Not to worry, mate. With everyone else spitting it up around him, he’ll still have a one-shot lead to sleep on, assuming the nightmares don’t interfere.

“The course is just ready to slap you in the head if you do anything wrong,” Appleby said.

Woods wasn’t immune, bogeying the last two holes to ruin what had been a remarkably steady round under the circumstances. Little did he know walking off the 18th green with a scowl on his face an hour ahead of the leaders that things would go so south for them that he would be playing in the final group today.

Woods was one of the lucky ones. He was one of only two players to shoot par.

Only one player broke par, and it wasn’t surprising that it was Retief Goosen. When you’ve been struck by lightning on the golf course, slick greens are the least of your worries.

This Masters has been tough from the opening ceremonial tee shot that Arnold Palmer pulled into the left rough Thursday, and it’s been that way by design. The green jackets added yards, trees, rough and sand last year to make it more of a test for today’s big hitters, and they succeeded beyond expectations.

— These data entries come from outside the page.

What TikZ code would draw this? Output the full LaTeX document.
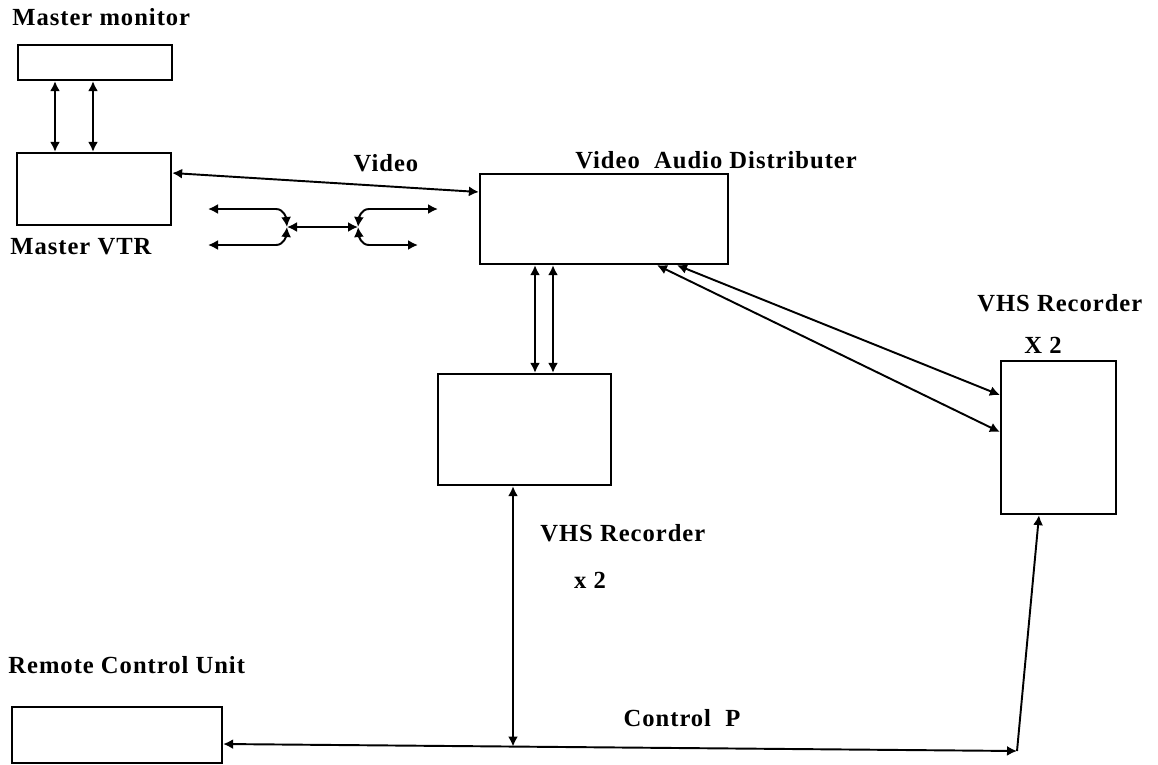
\documentclass[tikz,border=0pt]{standalone}
\usepackage{fontspec}
\setmainfont{Liberation Serif}[LetterSpace=4]
\usetikzlibrary{arrows.meta}

\tikzset{
  box/.style={draw,line width=1.3pt,inner sep=0pt},
  lbl/.style={font=\bfseries\fontsize{14}{16}\selectfont,inner sep=0pt},
  dbl/.style={line width=1.1pt,{Latex[length=2mm,width=2mm]}-{Latex[length=2mm,width=2mm]}},
  sgl/.style={line width=1.1pt,-{Latex[length=2mm,width=2mm]}}
}

\begin{document}
\begin{tikzpicture}[x=0.02cm,y=-0.02cm]
  \useasboundingbox (0,0) rectangle (1158,764);

  % units
  \node[box,minimum width=3.08cm,minimum height=0.70cm] (mon) at (95,62.5) {};
  \node[box,minimum width=3.08cm,minimum height=1.44cm] (vtr) at (94,189) {};
  \node[box,minimum width=4.96cm,minimum height=1.80cm] (dist) at (604,219) {};
  \node[box,minimum width=3.46cm,minimum height=2.22cm] (vhsa) at (524.5,429.5) {};
  \node[box,minimum width=2.30cm,minimum height=3.06cm] (vhsb) at (1058.5,437.5) {};
  \node[box,minimum width=4.20cm,minimum height=1.12cm] (rcu) at (117,735) {};

  % labels
  \node[lbl,anchor=west] (lmon) at (12,17) {Master monitor};
  \node[lbl,anchor=west] (lvtr) at (10,247) {Master VTR};
  \node[lbl] (lvid) at (386,163) {Video};
  \node[lbl,anchor=west] (ldist) at (575,160) {Video~ Audio Distributer};
  \node[lbl,anchor=west] (lvhsb) at (977,303) {VHS Recorder};
  \node[lbl] (lxb) at (1043,345) {X 2};
  \node[lbl,anchor=west] (lvhsa) at (540,533) {VHS Recorder};
  \node[lbl] (lxa) at (590,580) {x 2};
  \node[lbl,anchor=west] (lrcu) at (8,665) {Remote Control Unit};
  \node[lbl] (lctl) at (682,718) {Control~ P};

  % monitor <-> VTR
  \draw[dbl] (mon.south -| 55,0) -- (vtr.north -| 55,0);
  \draw[dbl] (mon.south -| 93,0) -- (vtr.north -| 93,0);

  % video line
  \draw[dbl] (vtr.east |- 0,173) -- (dist.west |- 0,192);

  % splitter
  \coordinate (jl) at (287,227);
  \coordinate (jr) at (358,227);
  \draw[dbl] (208,209) -- (276,209) to[out=0,in=95] (jl);
  \draw[dbl] (208,245) -- (276,245) to[out=0,in=-95] (jl);
  \draw[dbl] (jl) -- (jr);
  \draw[dbl] (jr) to[out=85,in=180] (369,209) -- (438,209);
  \draw[dbl] (jr) to[out=-85,in=180] (369,245) -- (418,245);

  % distributer -> recorders
  \draw[dbl] (dist.south -| 535,0) -- (vhsa.north -| 535,0);
  \draw[dbl] (dist.south -| 553,0) -- (vhsa.north -| 553,0);
  \draw[dbl] (dist.south -| 677,0) -- (vhsb.west |- 0,395);
  \draw[dbl] (dist.south -| 657,0) -- (vhsb.west |- 0,432);

  % control line
  \coordinate (tap) at (513,746.5);
  \coordinate (corner) at (1017,751);
  \draw[dbl] (rcu.east |- 0,744) -- (corner);
  \draw[dbl] (vhsa.south -| 513,0) -- (tap);
  \draw[sgl] (corner) -- (vhsb.south -| 1039,0);
\end{tikzpicture}
\end{document}
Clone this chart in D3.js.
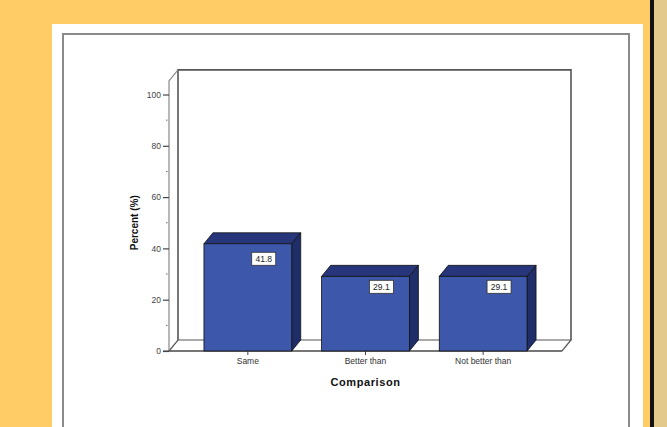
<!DOCTYPE html>
<html>
<head>
<meta charset="utf-8">
<script src="https://cdn.jsdelivr.net/npm/d3@7"></script>
<style>
  body { margin: 0; background: #FFCC66; }
  svg { display: block; font-family: "Liberation Sans", Arial, sans-serif; }
</style>
</head>
<body>
<svg id="chart"></svg>
<script>
const categories = ["Same", "Better than", "Not better than"];
const percents = [41.8, 29.1, 29.1];
const yTicks = [0, 20, 40, 60, 80, 100];
const yMinorTicks = [10, 30, 50, 70, 90];

const width = 667;
const height = 427;
const svg = d3.select("#chart")
  .attr("width", width)
  .attr("height", height);

// page background pieces
svg.append("rect").attr("x", 0).attr("y", 0).attr("width", width).attr("height", height).attr("fill", "#FFCC66");
svg.append("rect").attr("x", 650).attr("y", 0).attr("width", 4).attr("height", height).attr("fill", "#111");
svg.append("rect").attr("x", 654).attr("y", 0).attr("width", 13).attr("height", height).attr("fill", "#E4C98C");
svg.append("rect").attr("x", 52).attr("y", 24).attr("width", 591).attr("height", 410).attr("fill", "#fff");
svg.append("rect").attr("x", 63).attr("y", 34).attr("width", 566).attr("height", 400)
  .attr("fill", "#fff").attr("stroke", "#8a8a8a").attr("stroke-width", 2);

// 3D offset
const dx = 9, dy = -11;

const x = d3.scaleBand()
  .domain(categories)
  .range([169, 562])
  .paddingInner(0.254)
  .paddingOuter(0.297);

const y = d3.scaleLinear()
  .domain([0, 100])
  .range([351, 94.5]);

const x0 = 169, x1 = 562;
const yTop = y(105.3);
const yBase = y(0);

// back wall + floor
const wall = d3.path();
wall.moveTo(x0 + dx, yBase + dy);
wall.lineTo(x0 + dx, yTop + dy);
wall.lineTo(x1 + dx, yTop + dy);
wall.lineTo(x1 + dx, yBase + dy);
svg.append("path").attr("d", wall.toString())
  .attr("fill", "none").attr("stroke", "#555").attr("stroke-width", 1.6);

svg.append("path")
  .attr("d", `M${x0},${yBase}L${x0 + dx},${yBase + dy}L${x1 + dx},${yBase + dy}L${x1},${yBase}Z`)
  .attr("fill", "#fff").attr("stroke", "#555").attr("stroke-width", 1.2);

// left side wall edge
svg.append("path")
  .attr("d", `M${x0},${yBase}L${x0},${yTop}L${x0 + dx},${yTop + dy}`)
  .attr("fill", "none").attr("stroke", "#888").attr("stroke-width", 1.2);

// Axe vertical
const yAxis = svg.append("g")
  .attr("transform", `translate(${x0},0)`)
  .call(d3.axisLeft(y).tickValues(yTicks).tickSize(6).tickPadding(2).tickFormat(d3.format("d")));
yAxis.select(".domain").remove();
yAxis.selectAll(".tick line").attr("stroke", "#444").attr("stroke-width", 1.2);
yAxis.selectAll(".tick text").attr("fill", "#444").style("font-size", "8.5px");

svg.append("g").selectAll("line")
  .data(yMinorTicks)
  .join("line")
  .attr("x1", x0 - 3).attr("x2", x0 - 1.5)
  .attr("y1", d => y(d)).attr("y2", d => y(d))
  .attr("stroke", "#666");

// Axe horizontal
const xAxis = svg.append("g")
  .attr("transform", `translate(0,${yBase})`)
  .call(d3.axisBottom(x).tickSize(4).tickPadding(3));
xAxis.select(".domain").remove();
xAxis.selectAll(".tick line").attr("stroke", "#444");
xAxis.selectAll(".tick text").attr("fill", "#333").style("font-size", "8.5px");

// floor front line
svg.append("line").attr("x1", x0 - 6).attr("x2", x1).attr("y1", yBase).attr("y2", yBase)
  .attr("stroke", "#444").attr("stroke-width", 1.2);

// Barres
const data = categories.map((c, i) => ({ cat: c, value: percents[i] }));
const bw = x.bandwidth();
const bars = svg.append("g").selectAll("g").data(data).join("g");

bars.append("path")
  .attr("d", d => {
    const bx = x(d.cat), by = y(d.value);
    return `M${bx},${by}L${bx + dx},${by + dy}L${bx + bw + dx},${by + dy}L${bx + bw},${by}Z`;
  })
  .attr("fill", "#27367a").attr("stroke", "#111").attr("stroke-width", 0.8);

bars.append("path")
  .attr("d", d => {
    const bx = x(d.cat) + bw, by = y(d.value);
    return `M${bx},${by}L${bx + dx},${by + dy}L${bx + dx},${yBase + dy}L${bx},${yBase}Z`;
  })
  .attr("fill", "#1f2d68").attr("stroke", "#111").attr("stroke-width", 0.8);

bars.append("rect")
  .attr("x", d => x(d.cat))
  .attr("y", d => y(d.value))
  .attr("width", bw)
  .attr("height", d => yBase - y(d.value))
  .attr("fill", "#3d57ab").attr("stroke", "#111").attr("stroke-width", 0.8);

// Valeurs (box centred a bit below the bar top)
const labelY = d => y(d.value * 0.86);

bars.append("rect")
  .attr("x", d => x(d.cat) + bw - 40)
  .attr("y", d => labelY(d) - 6.5)
  .attr("width", 24).attr("height", 13)
  .attr("fill", "#fff").attr("stroke", "#333").attr("stroke-width", 0.8);

bars.append("text")
  .attr("x", d => x(d.cat) + bw - 28)
  .attr("y", d => labelY(d) + 3.3)
  .attr("text-anchor", "middle")
  .attr("fill", "#222")
  .style("font-size", "8.5px")
  .text(d => d.value.toFixed(1));

// axis titles
svg.append("text")
  .attr("transform", `translate(138,${y(50)}) rotate(-90)`)
  .attr("text-anchor", "middle")
  .style("font-size", "10px").style("font-weight", "bold")
  .attr("fill", "#111")
  .text("Percent (%)");

svg.append("text")
  .attr("x", (x0 + x1) / 2)
  .attr("y", 386)
  .attr("text-anchor", "middle")
  .style("font-size", "11px").style("font-weight", "bold").style("letter-spacing", "0.6px")
  .attr("fill", "#111")
  .text("Comparison");
</script>
</body>
</html>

It doesn’t figure to get any better today, a day when viewers are used to watching a back nine duel of eagles and birdies. The course is so dry and hard that they could turn the sprinklers on all night and it wouldn’t make a difference. And there are only so many easy pin placements to be had.

Woods, of course, will be a heavy favorite to win for the fifth time here. He’s just a stroke behind, and there’s no one else in the top seven who has ever won a major, much less 12 of them.

But don’t count Mickelson out. He is the defending champion, and he is the only player who was concocting a game plan even while others around him were signing their scorecards.

Best of all, the late collapses mean he probably doesn’t even need anything in the 60s anymore.